En el taller de los jueves, andamos quemándonos los ojos, los dedos, todo; con una serie de textos en relación al FUEGO. Aquí uno de ellos.
DE CÓMO DEJARSE CAER
DE LA SARTÉN AL FUEGO. (La cocina de la escritura, de Rosario Ferré)
A lo largo del tiempo, las
mujeres narradoras han escrito por múltiples razones: Emily Brontë escribió
para demostrar la naturaleza revolucionaria de la pasión; Virginia Woolf para
exorcizar su terror a la locura y a la muerte; Joan Didion escribe para
descubrir lo que piensa y cómo piensa; Clarice Lispector descubre en su
escritura una razón para amar y ser amada.
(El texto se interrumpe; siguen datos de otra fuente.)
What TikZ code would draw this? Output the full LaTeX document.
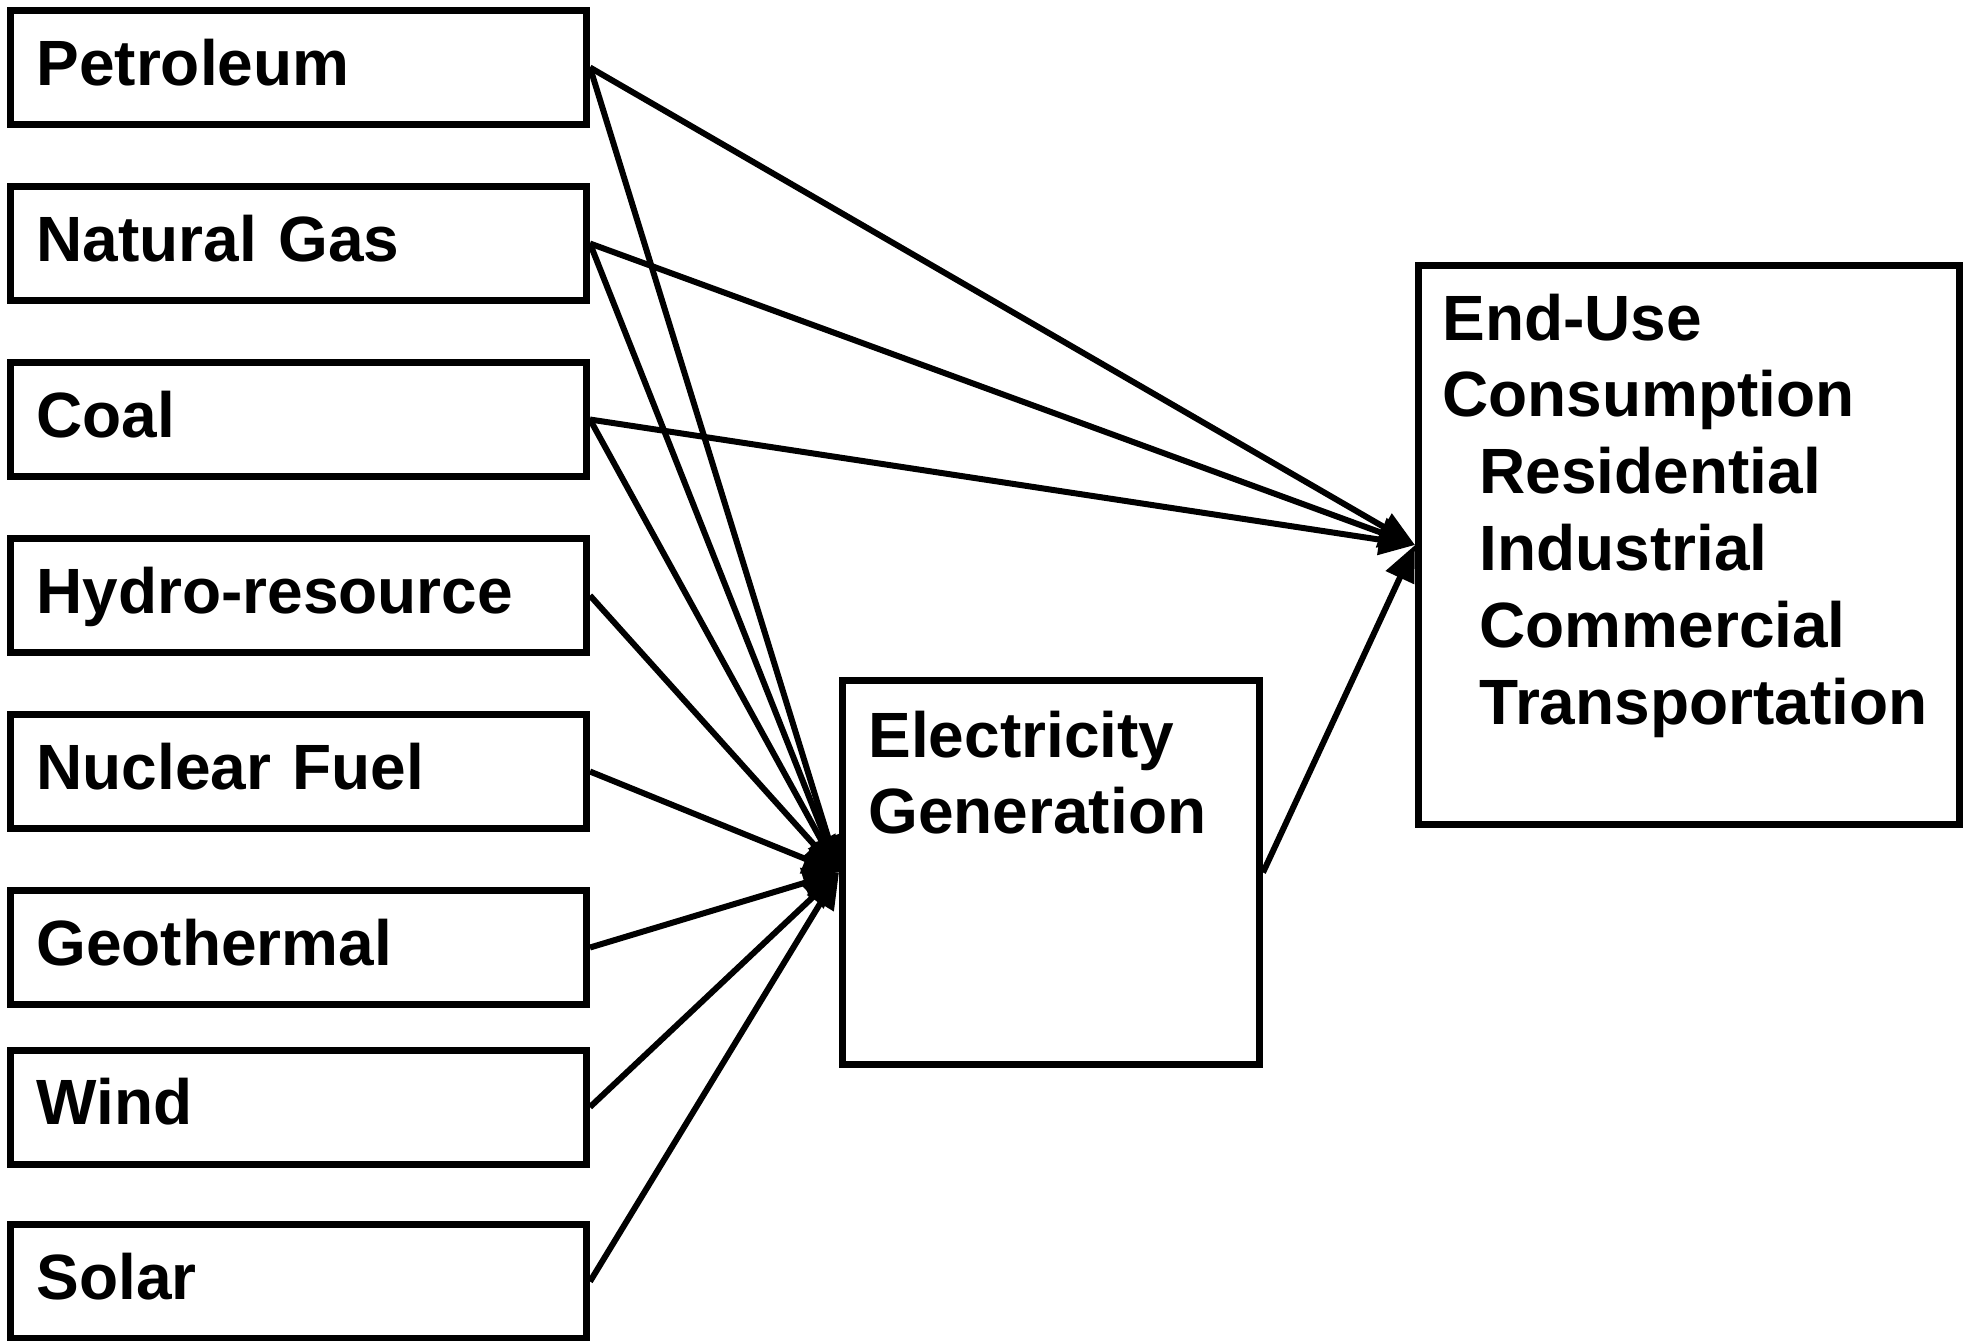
\documentclass[tikz,border=0pt]{standalone}
\usepackage{fontspec}
\setmainfont{Liberation Sans}
\usetikzlibrary{arrows.meta}
\begin{document}
\begin{tikzpicture}[x=0.5pt,y=-0.5pt,
  bigfont/.style={font=\bfseries\fontsize{32pt}{38.4pt}\selectfont},
  srcbox/.style={draw, line width=3.5pt, rectangle, minimum width=288pt, minimum height=57pt,
    text width=262pt, inner xsep=13pt, align=left, text height=23pt, text depth=5.5pt, bigfont},
  bigbox/.style={draw, line width=3.5pt, rectangle, inner sep=0pt},
  boxtext/.style={anchor=base west, inner sep=0pt, bigfont},
  conn/.style={line width=3pt, -{Triangle[length=18pt,width=15pt]}}
]
\useasboundingbox (0,0) rectangle (1973,1340);
\node[srcbox] (pet)  at (298.5,67.5)  {Petroleum};
\node[srcbox] (ng)   at (298.5,243.5) {Natural Gas};
\node[srcbox] (coal) at (298.5,419.5) {Coal};
\node[srcbox] (hyd)  at (298.5,595.5) {Hydro-resource};
\node[srcbox] (nuc)  at (298.5,771.5) {Nuclear Fuel};
\node[srcbox] (geo)  at (298.5,947.5) {Geothermal};
\node[srcbox] (wind) at (298.5,1107)  {Wind};
\node[srcbox] (sol)  at (298.5,1281.5) {Solar};

\node[bigbox, minimum width=208.5pt, minimum height=192pt] (elec) at (1051,872.5) {};
\node[boxtext] (electxt) at (868,757) {\parbox[t]{200pt}{Electricity\\Generation}};

\node[bigbox, minimum width=270.5pt, minimum height=279.5pt] (enduse) at (1689,545) {};
\node[boxtext] (endtxt) at (1442,340) {\parbox[t]{260pt}{End-Use\\Consumption\\
  \hspace*{18.5pt}Residential\\\hspace*{18.5pt}Industrial\\\hspace*{18.5pt}Commercial\\\hspace*{18.5pt}Transportation}};

\draw[conn] (pet.east) -- (enduse.west);
\draw[conn] (ng.east) -- (enduse.west);
\draw[conn] (coal.east) -- (enduse.west);
\draw[conn] (pet.east) -- (elec.west);
\draw[conn] (ng.east) -- (elec.west);
\draw[conn] (coal.east) -- (elec.west);
\draw[conn] (hyd.east) -- (elec.west);
\draw[conn] (nuc.east) -- (elec.west);
\draw[conn] (geo.east) -- (elec.west);
\draw[conn] (wind.east) -- (elec.west);
\draw[conn] (sol.east) -- (elec.west);
\draw[conn] (elec.east) -- (enduse.west);
\end{tikzpicture}
\end{document}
En mi caso, escribir es una voluntad
a la vez constructiva y destructiva; una posibilidad de crecimiento y de
cambio. Escribo para edificarme palabra a palabra; para disipar mi terror a la
inexistencia, como rostro humano que había. En este sentido, la frase
"lengua materna" ha cobrado para mí, en años recientes, un
significado especial. Este significado se le hizo evidente a un escritor judo
llamado Juan, hace casi dos mil años, cuando empezó su libro diciendo: "En
el principio fue el Verbo". Como evangelista, Juan era ante todo escritor,
y se refería al verbo en un sentido literario, como principio creador, sean
cuales fuesen las interpretaciones que posteriormente le adjudicó la Teología a
su célebre frase. Este significado que Juan le reconoció al Verbo yo prefiero
atribuírselo a la lengua; más específicamente, a la palabra. El verbo-padre puede
ser transitivo o intransitivo, presente, pasado o futuro, pero la palabra-madre
nunca cambia, nunca muda de tiempo. Sabemos que si confiamos en ella, nos
tomará de la mano para que emprendamos nuestro propio camino.